Sliding hillside worries Liverpool officials
EAST LIVERPOOL – The city is trying to find funding to remediate problems with a hillside along state Route 11 which is again starting to slide downhill.
Service-Safety Director Ryan Estell said a major slide was repaired in the same spot several years ago, but that late in March a large portion of the hill again started to fall and is currently pushing up against the wire fencing placed there after the last slide.
“We had been keeping an eye on it for fear it would happen again,” Estell said.
Local contractor Mike Pusateri was asked to inspect the hill and give an estimate for repairs, and the initial estimate was more than $358,000 to close a lane of the highway, erect an enclosure and barrier wall, implement erosion control, remove all the falling material, re-contour the land and revert water to a natural ravine, then seed, mulch and repair the fence.
One of the unknown costs will be for any drainage that might be needed, which can’t be determined until the slip area is removed.
To repair the area would require about six weeks.

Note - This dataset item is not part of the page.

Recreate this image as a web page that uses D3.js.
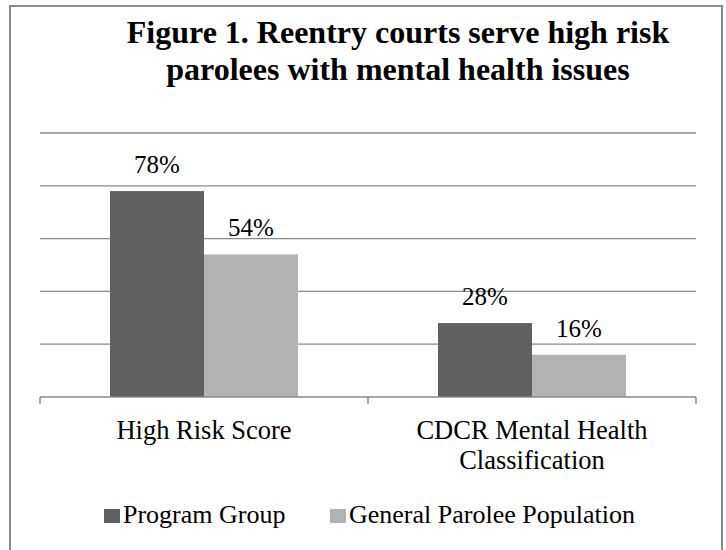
<!DOCTYPE html>
<html>
<head>
<meta charset="utf-8">
<script src="https://cdn.jsdelivr.net/npm/d3@7"></script>
<style>
  html, body { margin: 0; padding: 0; background: #fff; }
  svg { display: block; }
</style>
</head>
<body>
<svg id="chart" width="726" height="550"></svg>
<script>
const titleLines = ["Figure 1. Reentry courts serve high risk", "parolees with mental health issues"];
const categories = ["High Risk Score", "CDCR Mental Health Classification"];
const seriesNames = ["Program Group", "General Parolee Population"];
const programGroup = [0.78, 0.28];
const generalPopulation = [0.54, 0.16];
const gridTicks = [0.2, 0.4, 0.6, 0.8, 1.0];
const seriesColors = ["#606060", "#b2b2b2"];

const FONT = "Liberation Serif";
const seriesValues = [programGroup, generalPopulation];
const svg = d3.select("#chart");

const barData = [];
categories.forEach((c, ci) => seriesNames.forEach((s, si) => barData.push({ c, s, si, v: seriesValues[si][ci] })));

svg.append("rect")
  .attr("x", 10).attr("y", 6)
  .attr("width", 712).attr("height", 560)
  .attr("fill", "#fff").attr("stroke", "#8a8a8a").attr("stroke-width", 2);

const x0 = d3.scaleBand().domain(categories).range([40, 696]).paddingInner(0).paddingOuter(0);
const x1 = d3.scaleBand().domain(seriesNames).range([0, x0.bandwidth()]).paddingInner(0).paddingOuter(0.745);
const y = d3.scaleLinear().domain([0, 1]).range([397, 133]);

svg.selectAll("line.grid").data(gridTicks).join("line")
  .attr("class", "grid")
  .attr("x1", 40).attr("x2", 696)
  .attr("y1", d => y(d)).attr("y2", d => y(d))
  .attr("stroke", "#8a8a8a").attr("stroke-width", 1.3);

svg.selectAll("rect.bar").data(barData).join("rect")
  .attr("class", "bar")
  .attr("x", d => x0(d.c) + x1(d.s))
  .attr("width", x1.bandwidth())
  .attr("y", d => y(d.v))
  .attr("height", d => y(0) - y(d.v))
  .attr("fill", d => seriesColors[d.si]);

svg.selectAll("text.lbl").data(barData).join("text")
  .attr("class", "lbl")
  .attr("font-family", FONT)
  .attr("x", d => x0(d.c) + x1(d.s) + x1.bandwidth() / 2)
  .attr("y", d => y(d.v) - 18)
  .attr("text-anchor", "middle")
  .attr("font-size", 25)
  .text(d => d3.format(".0%")(d.v));

svg.append("line")
  .attr("x1", 40).attr("x2", 696)
  .attr("y1", y(0)).attr("y2", y(0))
  .attr("stroke", "#8a8a8a").attr("stroke-width", 1.5);
const boundaries = categories.map(c => x0(c)).concat([x0(categories[categories.length - 1]) + x0.bandwidth()]);
svg.selectAll("line.tick").data(boundaries).join("line")
  .attr("class", "tick")
  .attr("x1", d => d).attr("x2", d => d)
  .attr("y1", y(0)).attr("y2", y(0) + 7)
  .attr("stroke", "#8a8a8a").attr("stroke-width", 1.5);

const labelLineData = [];
categories.forEach(c => {
  const words = c.split(" ");
  const lines = words.length > 3 ? [words.slice(0, 3).join(" "), words.slice(3).join(" ")] : [c];
  lines.forEach((t, li) => labelLineData.push({ c, t, li }));
});
svg.selectAll("text.cat").data(labelLineData).join("text")
  .attr("class", "cat")
  .attr("font-family", FONT)
  .attr("x", d => x0(d.c) + x0.bandwidth() / 2)
  .attr("y", d => 439 + d.li * 30)
  .attr("text-anchor", "middle")
  .attr("font-size", 26.5)
  .text(d => d.t);

const legendX = [104, 330];
svg.selectAll("rect.leg").data(seriesNames).join("rect")
  .attr("class", "leg")
  .attr("x", (d, i) => legendX[i]).attr("y", 509)
  .attr("width", 16).attr("height", 14)
  .attr("fill", (d, i) => seriesColors[i]);
svg.selectAll("text.leg").data(seriesNames).join("text")
  .attr("class", "leg")
  .attr("font-family", FONT)
  .attr("x", (d, i) => legendX[i] + 19).attr("y", 523)
  .attr("font-size", 26)
  .text(d => d);

svg.selectAll("text.title").data(titleLines).join("text")
  .attr("class", "title")
  .attr("font-family", FONT)
  .attr("x", 398).attr("y", (d, i) => 43 + i * 37)
  .attr("text-anchor", "middle")
  .attr("font-size", 32).attr("font-weight", "bold")
  .text(d => d);
</script>
</body>
</html>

Even this extensive repair project would not guarantee the hill will not slide again, Estell said.
“Anything that would give us the assurance this wouldn’t happen again would be extremely expensive. It would need a concrete barrier wall to get any kind of guarantee,” according to Estell, who said the ground is composed of clay, not rock.
Planning Director Bill Cowan has been contacting state agencies about the availability of emergency funding, and Mayor Jim Swoger was in New Philadelphia this week at the Ohio Department of Transportation District 11 offices, where he was advised to have Cowan also contact some federal resources for funding.
Asked what if funding assistance is not available, Estell said, “We don’t have these kinds of funds available.”
He said that in the short term the city street department could remove some of the material off the fence to try to prevent it from sliding further down the hillside. However, the street department does not have the type of equipment or expertise needed for the repairs needed, he added.
Cowan has sent Pusateri’s estimate to the state agencies in the hope of gaining funding.
He said the city had been fortunate to have gone quite some time without problems with the hillsides that surround it.
However, in the past 10 years or so, not only has this hillside slid, a cavity opened up underneath state Route 11 and a slide occurred on state Route 39, all of which created emergency situations on the highways, Estell said, adding that the state has come through with funding for those projects.
“The state has been great, working with us and coming up with money to help us out. We’ve had a great relationship, and I’m hoping that continues.”